On 10.05.21 13:44, Dave Young wrote:
Hi David,
Hi Dave,
On 05/10/21 at 01:01pm, David Hildenbrand wrote:
[snip]
It also bugged me for quite a bit that we don't have a sane way to achieve
what we're doing here upstream. It somewhat feels like "this doesn't belong
in the kernel and is user policy" but then, the existing kernel support is
suboptimal.
Maybe reserving some "maybe too big but okayish to boot the system in a sane
environment -- e.g., X% of system RAM and at least Y" size first and
shrinking it later as triggered by user space early (where we do seem to
have a way to pre-calculate things now) might actually be a good direction
to look into.
Hmm, that is also an option we considered before. Even for your
suggestion we still need a kernel option to set the default ratio/value.

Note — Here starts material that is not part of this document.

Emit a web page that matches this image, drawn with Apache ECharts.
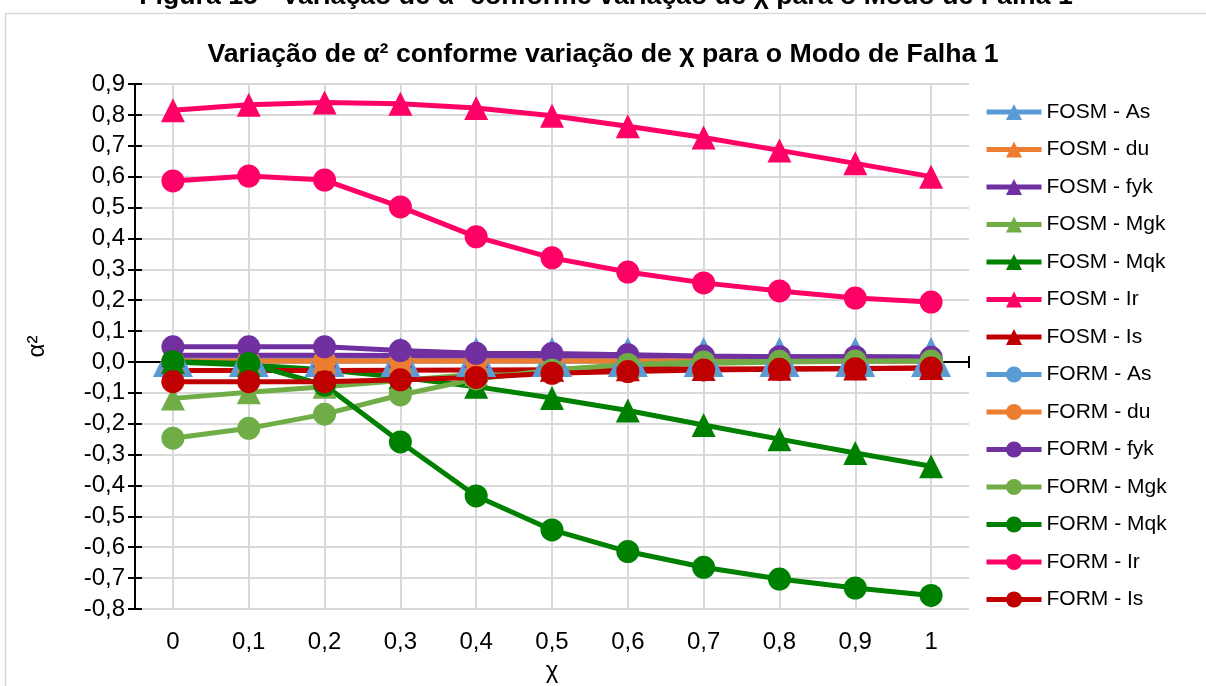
<!DOCTYPE html>
<html>
<head>
<meta charset="utf-8">
<script src="https://cdn.jsdelivr.net/npm/echarts@6/dist/echarts.min.js"></script>
<style>
  html, body { margin: 0; padding: 0; background: #ffffff; }
  #chart { width: 1206px; height: 686px; }
</style>
</head>
<body>
<div id="chart"></div>
<script>
// χ values along the category axis
const xLabels = ['0', '0,1', '0,2', '0,3', '0,4', '0,5', '0,6', '0,7', '0,8', '0,9', '1'];

// α² by variable – FOSM
const fosmAs  = [0.016, 0.016, 0.016, 0.016, 0.016, 0.016, 0.016, 0.016, 0.016, 0.016, 0.016];
const fosmDu  = [0.003, 0.003, 0.003, 0.003, 0.003, 0.003, 0.003, 0.003, 0.003, 0.003, 0.003];
const fosmFyk = [0.022, 0.022, 0.022, 0.021, 0.020, 0.019, 0.018, 0.017, 0.016, 0.016, 0.015];
const fosmMgk = [-0.118, -0.098, -0.080, -0.060, -0.040, -0.025, -0.012, -0.005, 0.000, 0.002, 0.003];
const fosmMqk = [0.000, -0.010, -0.025, -0.050, -0.080, -0.117, -0.157, -0.204, -0.250, -0.295, -0.338];
const fosmIr  = [0.815, 0.833, 0.840, 0.836, 0.822, 0.797, 0.763, 0.727, 0.685, 0.643, 0.600];
const fosmIs  = [-0.028, -0.028, -0.028, -0.027, -0.026, -0.025, -0.024, -0.023, -0.022, -0.021, -0.020];

// α² by variable – FORM
const formAs  = [0.003, 0.003, 0.003, 0.003, 0.003, 0.003, 0.003, 0.003, 0.003, 0.003, 0.003];
const formDu  = [0.003, 0.003, 0.003, 0.003, 0.003, 0.003, 0.003, 0.003, 0.003, 0.003, 0.003];
const formFyk = [0.049, 0.049, 0.049, 0.037, 0.028, 0.027, 0.023, 0.019, 0.017, 0.017, 0.015];
const formMgk = [-0.247, -0.215, -0.169, -0.107, -0.055, -0.026, -0.008, 0.000, 0.002, 0.003, 0.003];
const formMqk = [0.001, -0.005, -0.075, -0.259, -0.434, -0.544, -0.614, -0.665, -0.703, -0.732, -0.756];
const formIr  = [0.586, 0.602, 0.589, 0.502, 0.405, 0.337, 0.291, 0.256, 0.230, 0.207, 0.194];
const formIs  = [-0.064, -0.064, -0.064, -0.058, -0.050, -0.037, -0.031, -0.026, -0.024, -0.022, -0.020];

const FONT = '"Liberation Sans", Arial, sans-serif';

const COLORS = {
  As: '#5B9BD5', du: '#ED7D31', fyk: '#7030A0', Mgk: '#70AD47',
  Mqk: '#008000', Ir: '#FF0066', Is: '#C00000'
};

const seriesDefs = [
  ['FOSM - As', fosmAs, 'triangle', COLORS.As, 40],
  ['FOSM - du', fosmDu, 'triangle', COLORS.du, 24],
  ['FOSM - fyk', fosmFyk, 'triangle', COLORS.fyk, 24],
  ['FOSM - Mgk', fosmMgk, 'triangle', COLORS.Mgk, 24],
  ['FOSM - Mqk', fosmMqk, 'triangle', COLORS.Mqk, 24],
  ['FOSM - Ir', fosmIr, 'triangle', COLORS.Ir, 24],
  ['FOSM - Is', fosmIs, 'triangle', COLORS.Is, 24],
  ['FORM - As', formAs, 'circle', COLORS.As, 23],
  ['FORM - du', formDu, 'circle', COLORS.du, 23],
  ['FORM - fyk', formFyk, 'circle', COLORS.fyk, 23],
  ['FORM - Mgk', formMgk, 'circle', COLORS.Mgk, 23],
  ['FORM - Mqk', formMqk, 'circle', COLORS.Mqk, 23],
  ['FORM - Ir', formIr, 'circle', COLORS.Ir, 23],
  ['FORM - Is', formIs, 'circle', COLORS.Is, 23]
];

const series = seriesDefs.map(function (d) {
  return {
    name: d[0],
    type: 'line',
    xAxisIndex: 0,
    yAxisIndex: 0,
    data: d[1],
    symbol: d[2],
    symbolSize: d[4],
    showAllSymbol: true,
    lineStyle: { color: d[3], width: 5 },
    itemStyle: { color: d[3] },
    emphasis: { disabled: true },
    animation: false
  };
});

const chart = echarts.init(document.getElementById('chart'), null, { renderer: 'canvas' });

chart.setOption({
  backgroundColor: '#ffffff',
  animation: false,
  title: {
    text: 'Variação de α² conforme variação de χ para o Modo de Falha 1',
    left: 'center',
    top: 36,
    textStyle: { fontFamily: FONT, fontSize: 26.7, fontWeight: 'bold', color: '#000000' }
  },
  graphic: [
    {
      type: 'rect',
      shape: { x: 5.5, y: 13.5, width: 1220, height: 700 },
      style: { fill: null, stroke: '#D9D9D9', lineWidth: 1.5 },
      z: -10
    },
    {
      type: 'text',
      x: 606,
      y: -3,
      style: {
        text: 'Figura 15 - Variação de α² conforme variação de χ para o Modo de Falha 1',
        font: 'bold 26.7px ' + FONT,
        fill: '#000000',
        align: 'center',
        verticalAlign: 'middle'
      }
    }
  ],
  legend: {
    orient: 'vertical',
    left: 984,
    top: 101,
    padding: 0,
    itemWidth: 55,
    itemHeight: 20,
    itemGap: 15.5,
    lineStyle: { width: 5 },
    textStyle: { fontFamily: FONT, fontSize: 21, color: '#000000', lineHeight: 22, padding: [0, 0, 0, 0] },
    data: seriesDefs.map(function (d) { return d[0]; })
  },
  grid: {
    left: 135,
    right: 237,
    top: 84,
    bottom: 77,
    containLabel: false,
    outerBoundsMode: 'none'
  },
  xAxis: [
    {
      type: 'category',
      data: xLabels,
      boundaryGap: true,
      position: 'bottom',
      axisLine: { show: false, onZero: false },
      axisTick: { show: false },
      axisLabel: { fontFamily: FONT, fontSize: 24, color: '#000000', margin: 21, interval: 0 },
      splitLine: { show: true, interval: 0, alignWithLabel: true, lineStyle: { color: '#D9D9D9', width: 2 } },
      name: 'χ',
      nameLocation: 'middle',
      nameGap: 50,
      nameTextStyle: { fontFamily: FONT, fontSize: 24, color: '#000000' }
    },
    {
      // zero line with a cross mark at the far end
      type: 'category',
      data: xLabels,
      boundaryGap: true,
      position: 'bottom',
      axisLine: { show: true, onZero: true, onZeroAxisIndex: 0, lineStyle: { color: '#000000', width: 2 } },
      axisTick: { show: true, inside: false, length: 6, interval: function (i) { return i === 10; }, lineStyle: { color: '#000000', width: 2 } },
      axisLabel: { show: false },
      splitLine: { show: false }
    },
    {
      type: 'category',
      data: xLabels,
      boundaryGap: true,
      position: 'bottom',
      axisLine: { show: false, onZero: true, onZeroAxisIndex: 1 },
      axisTick: { show: true, inside: true, length: 6, interval: function (i) { return i === 10; }, lineStyle: { color: '#000000', width: 2 } },
      axisLabel: { show: false },
      splitLine: { show: false }
    }
  ],
  yAxis: [
    {
      type: 'value',
      min: -0.8,
      max: 0.9,
      interval: 0.1,
      position: 'left',
      axisLine: { show: true, onZero: false, lineStyle: { color: '#000000', width: 2 } },
      axisTick: { show: true, inside: false, length: 7, lineStyle: { color: '#000000', width: 2 } },
      axisLabel: {
        fontFamily: FONT, fontSize: 24, color: '#000000', margin: 10,
        formatter: function (v) { return v.toFixed(1).replace('.', ',').replace('-0,0', '0,0'); }
      },
      splitLine: { show: true, lineStyle: { color: '#D9D9D9', width: 2 } },
      name: 'α²',
      nameLocation: 'middle',
      nameGap: 86,
      nameRotate: 90,
      nameTextStyle: { fontFamily: FONT, fontSize: 24, color: '#000000' }
    },
    {
      type: 'value',
      min: -0.8,
      max: 0.9,
      interval: 0.1,
      position: 'left',
      axisLine: { show: false, onZero: false },
      axisTick: { show: true, inside: true, length: 7, lineStyle: { color: '#000000', width: 2 } },
      axisLabel: { show: false },
      splitLine: { show: false }
    }
  ],
  series: series
});
</script>
</body>
</html>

and the ratio/value should be another patch which expands crashkernel
syntax.
Right.
Actually the kconfig help text in this patch is indeed misleading, it is
not introducing crashkernel=a:b... and no need to explain about the
crashkernel syntax, the config option is actually just some interface we
can add any valid crashkernel settings to be used by default. So current
patch help text describes the default value of crash auto str, instead
of describes what crash auto str is.
Right. And I would much rather prefer either
a) handling "auto" completely in the kernel, not just setting some
questionable default at compile time
b) passing it explicitly in via the cmdline
And crashkernel=auto makes this more flexibly. We can tune the values
easily when upgrading. But if we pass a fixed value in userspace we
can not know if the value is set by distribution automatically or by user
manually thus we can not blindly update it.
I think there are two different cases:
1. kernel space updates the value later during boot. "crashkernel=auto"
really does the right thing, meaning
a) allocate something reasonable and safe during early boot
b) update the allocation during late boot when we know what kind of
system we're running on
Then, we indeed care about "crashkernel=auto" in the kernel and I think
it would be a nice thing to have. The only question is on how to make
that a little configurable, depending on different thingies we might
want to run in the crashkernel (assuming someone doesn't want kdump).
2. user space updates the value later during boot
IMHO we don't really car who decided on the value as we do the update
from user space. If an admin messes with crashkernel=, the admin can
also mess with kdump not doing any overwrites (e.g., make that
configurable, or detect the overwrite in kdump somehow).